Song
- Published: 1956
- Label: Mercury Records
- Songwriter: Irving Gordon

= Mama from the Train =

1956 song by Irving Gordon

"Mama from the Train", also known as "Mama from the Train (A Kiss, a Kiss)", is a popular song written by Irving Gordon and published in 1956. The song is about memories of a now-deceased mother, whose Pennsylvania Dutch-influenced English leads to quaint phrasings.

==Recordings==
The best-known version was recorded by Patti Page.
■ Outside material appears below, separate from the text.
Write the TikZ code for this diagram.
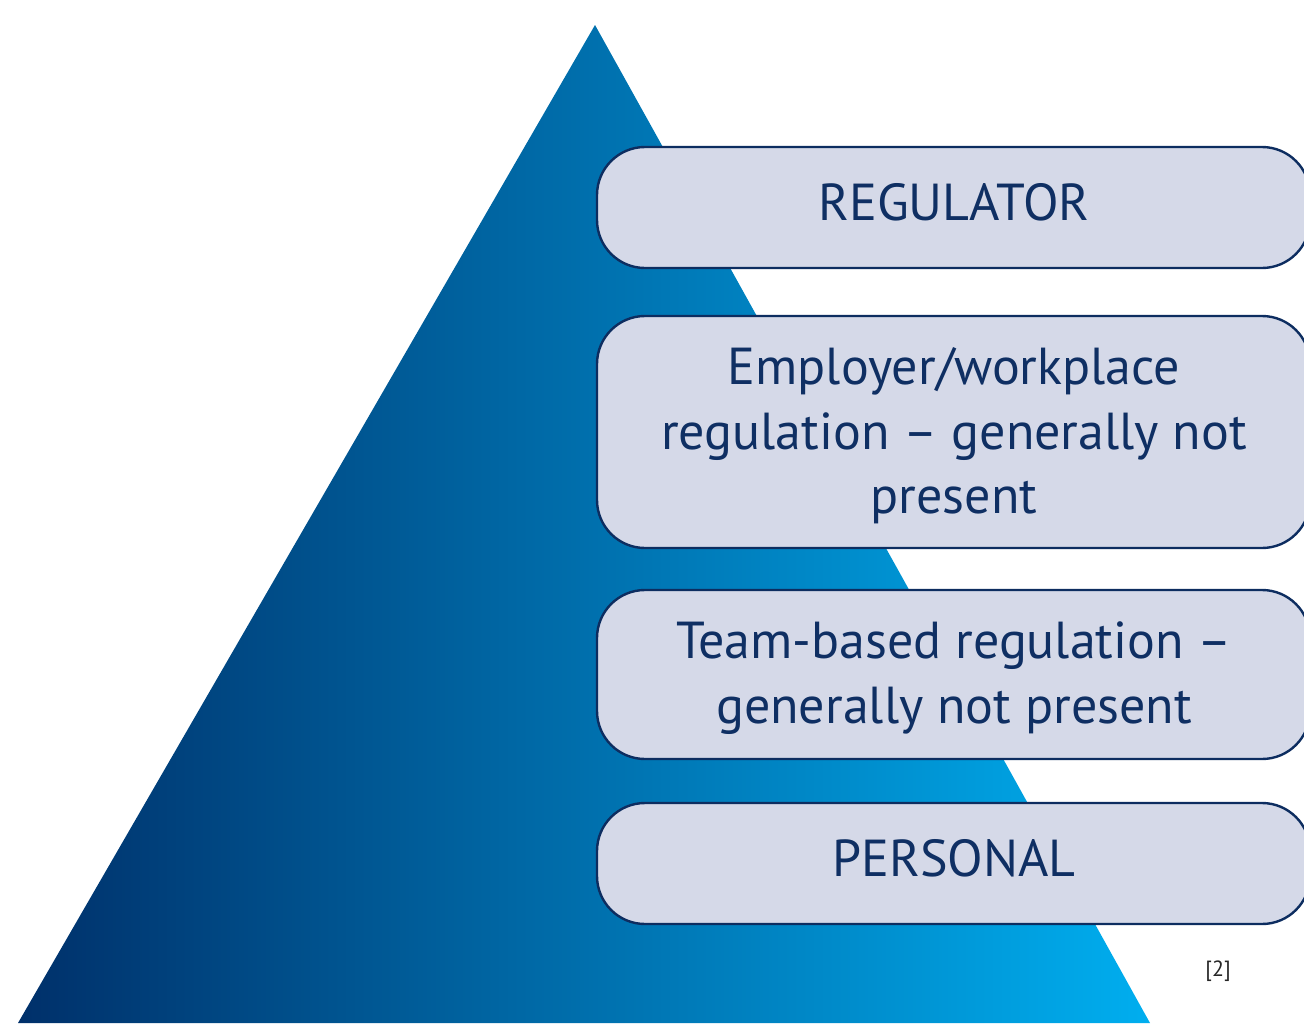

This recording was released by Mercury Records as catalog number 70971. It first reached the Billboard magazine charts on November 3, 1956. On the Disk Jockey chart, it peaked at #12; on the Best Seller chart, at #17; on the Juke Box chart, at #12; on the composite chart of the top 100 songs, it reached #11. In Australia the song afforded Page a #31 hit.

==Song's influence==
The title, as printed on the sheet music — Mama From the Train (A Kiss, A Kiss) — and the first line of the refrain — "Throw Mama from the train a kiss, a kiss" — inspired two parodies:

- Homer and Jethro, a country music comedy team, recorded a parody of this song that included the lines "Throw mama from the train, but quick, but quick."
- In New York City during the 1950s, Jewish street vendors who sold knishes near subway train stations lettered signs that punned, "Throw Mama from the train a knish, a knish ... don't leave her hungry behind".
- In 1987, Danny DeVito and Billy Crystal starred in the dark comedy film Throw Momma from the Train, which was also based in part on the 1951 Alfred Hitchcock film Strangers on a Train.